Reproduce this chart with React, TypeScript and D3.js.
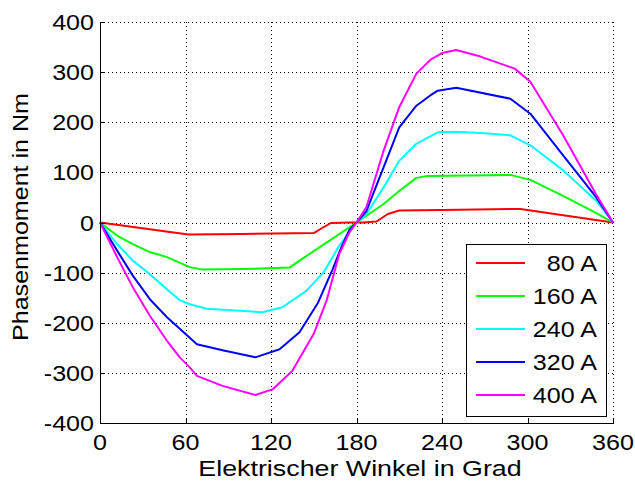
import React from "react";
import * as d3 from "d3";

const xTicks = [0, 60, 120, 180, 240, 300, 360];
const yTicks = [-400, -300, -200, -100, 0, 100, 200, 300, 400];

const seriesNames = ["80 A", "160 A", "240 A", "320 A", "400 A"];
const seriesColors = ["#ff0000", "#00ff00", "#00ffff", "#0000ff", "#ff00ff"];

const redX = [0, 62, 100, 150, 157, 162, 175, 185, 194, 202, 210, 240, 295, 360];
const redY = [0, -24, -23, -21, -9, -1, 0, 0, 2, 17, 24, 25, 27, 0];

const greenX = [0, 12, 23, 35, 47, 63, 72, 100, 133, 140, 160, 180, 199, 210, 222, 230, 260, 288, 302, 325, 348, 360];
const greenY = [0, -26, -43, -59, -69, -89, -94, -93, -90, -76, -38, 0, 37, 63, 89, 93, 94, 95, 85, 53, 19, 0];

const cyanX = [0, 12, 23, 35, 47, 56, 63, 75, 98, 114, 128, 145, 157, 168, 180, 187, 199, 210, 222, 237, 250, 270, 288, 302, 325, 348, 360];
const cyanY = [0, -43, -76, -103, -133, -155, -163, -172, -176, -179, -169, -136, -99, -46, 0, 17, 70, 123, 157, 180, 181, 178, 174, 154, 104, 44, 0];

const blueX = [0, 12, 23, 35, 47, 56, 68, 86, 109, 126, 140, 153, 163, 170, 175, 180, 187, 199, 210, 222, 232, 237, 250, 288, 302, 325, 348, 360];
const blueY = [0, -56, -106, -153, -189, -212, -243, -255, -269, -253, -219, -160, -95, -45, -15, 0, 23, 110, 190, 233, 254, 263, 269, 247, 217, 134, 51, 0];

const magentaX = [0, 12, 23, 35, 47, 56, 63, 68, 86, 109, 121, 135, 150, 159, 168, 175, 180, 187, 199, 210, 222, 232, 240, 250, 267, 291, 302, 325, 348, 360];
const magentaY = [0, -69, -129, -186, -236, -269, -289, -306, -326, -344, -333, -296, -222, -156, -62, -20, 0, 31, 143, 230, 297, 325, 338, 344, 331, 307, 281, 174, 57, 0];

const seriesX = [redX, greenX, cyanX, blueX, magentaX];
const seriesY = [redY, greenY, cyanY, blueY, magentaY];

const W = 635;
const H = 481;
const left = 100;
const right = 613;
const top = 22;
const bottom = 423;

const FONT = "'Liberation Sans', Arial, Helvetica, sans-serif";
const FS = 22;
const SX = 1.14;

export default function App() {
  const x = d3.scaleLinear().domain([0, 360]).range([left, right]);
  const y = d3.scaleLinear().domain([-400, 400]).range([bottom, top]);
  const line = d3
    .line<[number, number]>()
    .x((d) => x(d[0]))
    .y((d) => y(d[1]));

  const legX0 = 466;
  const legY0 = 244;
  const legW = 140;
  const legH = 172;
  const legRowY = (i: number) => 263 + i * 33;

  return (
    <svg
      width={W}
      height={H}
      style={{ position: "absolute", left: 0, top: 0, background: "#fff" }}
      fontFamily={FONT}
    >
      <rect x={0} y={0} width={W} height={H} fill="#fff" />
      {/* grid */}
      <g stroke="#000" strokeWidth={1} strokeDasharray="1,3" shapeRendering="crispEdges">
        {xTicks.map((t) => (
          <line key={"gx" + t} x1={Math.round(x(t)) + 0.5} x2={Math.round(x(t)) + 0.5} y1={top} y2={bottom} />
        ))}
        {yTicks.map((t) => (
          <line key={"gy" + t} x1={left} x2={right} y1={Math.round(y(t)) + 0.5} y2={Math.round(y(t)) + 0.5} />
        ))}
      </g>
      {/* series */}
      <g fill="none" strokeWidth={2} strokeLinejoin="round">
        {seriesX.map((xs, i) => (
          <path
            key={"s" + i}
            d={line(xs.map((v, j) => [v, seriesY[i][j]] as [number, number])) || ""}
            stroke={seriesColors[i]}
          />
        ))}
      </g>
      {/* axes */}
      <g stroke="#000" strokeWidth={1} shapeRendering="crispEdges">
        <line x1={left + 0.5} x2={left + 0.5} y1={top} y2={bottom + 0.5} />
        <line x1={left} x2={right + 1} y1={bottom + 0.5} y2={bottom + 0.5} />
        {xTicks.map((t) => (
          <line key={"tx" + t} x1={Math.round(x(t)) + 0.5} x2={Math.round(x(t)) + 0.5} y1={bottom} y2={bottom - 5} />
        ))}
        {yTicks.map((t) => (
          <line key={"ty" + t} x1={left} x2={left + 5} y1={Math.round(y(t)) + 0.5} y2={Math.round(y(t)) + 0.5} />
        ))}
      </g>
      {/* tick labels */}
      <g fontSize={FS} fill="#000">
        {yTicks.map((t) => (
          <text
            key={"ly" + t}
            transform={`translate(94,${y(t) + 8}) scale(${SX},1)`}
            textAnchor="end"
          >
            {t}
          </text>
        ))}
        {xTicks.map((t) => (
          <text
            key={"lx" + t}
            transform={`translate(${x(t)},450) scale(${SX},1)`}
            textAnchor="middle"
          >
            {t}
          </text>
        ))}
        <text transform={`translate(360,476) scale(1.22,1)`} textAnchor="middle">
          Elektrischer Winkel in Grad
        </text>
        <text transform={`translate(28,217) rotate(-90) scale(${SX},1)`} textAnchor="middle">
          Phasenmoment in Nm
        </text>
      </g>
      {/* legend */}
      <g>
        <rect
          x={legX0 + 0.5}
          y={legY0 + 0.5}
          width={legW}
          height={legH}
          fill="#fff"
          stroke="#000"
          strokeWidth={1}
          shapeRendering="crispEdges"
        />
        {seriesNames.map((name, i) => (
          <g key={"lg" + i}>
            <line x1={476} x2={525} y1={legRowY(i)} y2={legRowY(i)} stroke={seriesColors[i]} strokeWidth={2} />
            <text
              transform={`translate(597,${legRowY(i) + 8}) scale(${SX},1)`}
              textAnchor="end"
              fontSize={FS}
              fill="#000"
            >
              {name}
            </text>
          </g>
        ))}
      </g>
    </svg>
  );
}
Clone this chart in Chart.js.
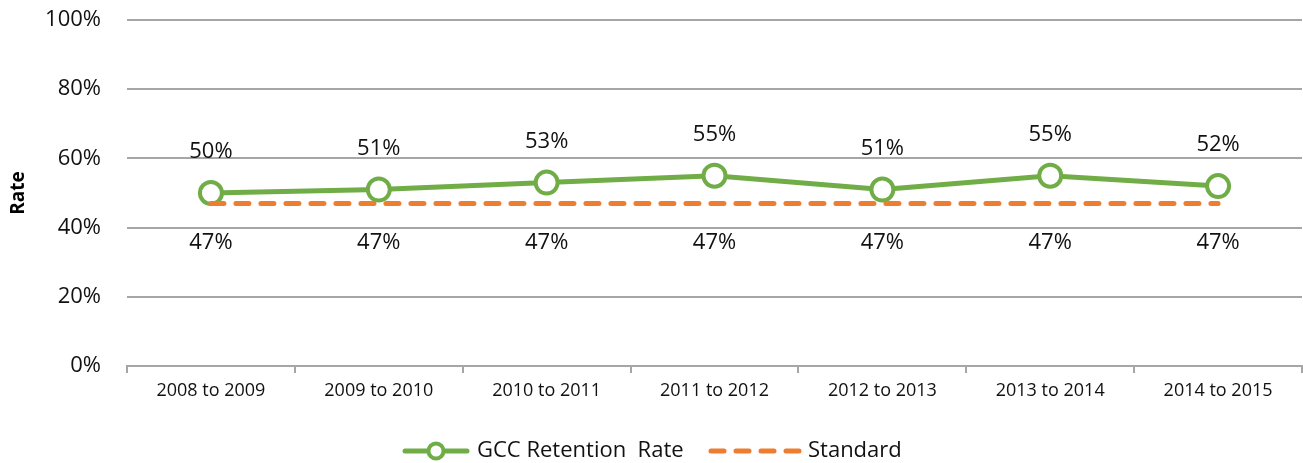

◆ ◆ ◆ ◆

Starting at the first line of the records above, set down each line exactly through the one that holds "104, 44, 0];". Omit pictures.

Reproduce this chart with React, TypeScript and D3.js.
import React from "react";
import * as d3 from "d3";

const xTicks = [0, 60, 120, 180, 240, 300, 360];
const yTicks = [-400, -300, -200, -100, 0, 100, 200, 300, 400];

const seriesNames = ["80 A", "160 A", "240 A", "320 A", "400 A"];
const seriesColors = ["#ff0000", "#00ff00", "#00ffff", "#0000ff", "#ff00ff"];

const redX = [0, 62, 100, 150, 157, 162, 175, 185, 194, 202, 210, 240, 295, 360];
const redY = [0, -24, -23, -21, -9, -1, 0, 0, 2, 17, 24, 25, 27, 0];

const greenX = [0, 12, 23, 35, 47, 63, 72, 100, 133, 140, 160, 180, 199, 210, 222, 230, 260, 288, 302, 325, 348, 360];
const greenY = [0, -26, -43, -59, -69, -89, -94, -93, -90, -76, -38, 0, 37, 63, 89, 93, 94, 95, 85, 53, 19, 0];

const cyanX = [0, 12, 23, 35, 47, 56, 63, 75, 98, 114, 128, 145, 157, 168, 180, 187, 199, 210, 222, 237, 250, 270, 288, 302, 325, 348, 360];
const cyanY = [0, -43, -76, -103, -133, -155, -163, -172, -176, -179, -169, -136, -99, -46, 0, 17, 70, 123, 157, 180, 181, 178, 174, 154, 104, 44, 0];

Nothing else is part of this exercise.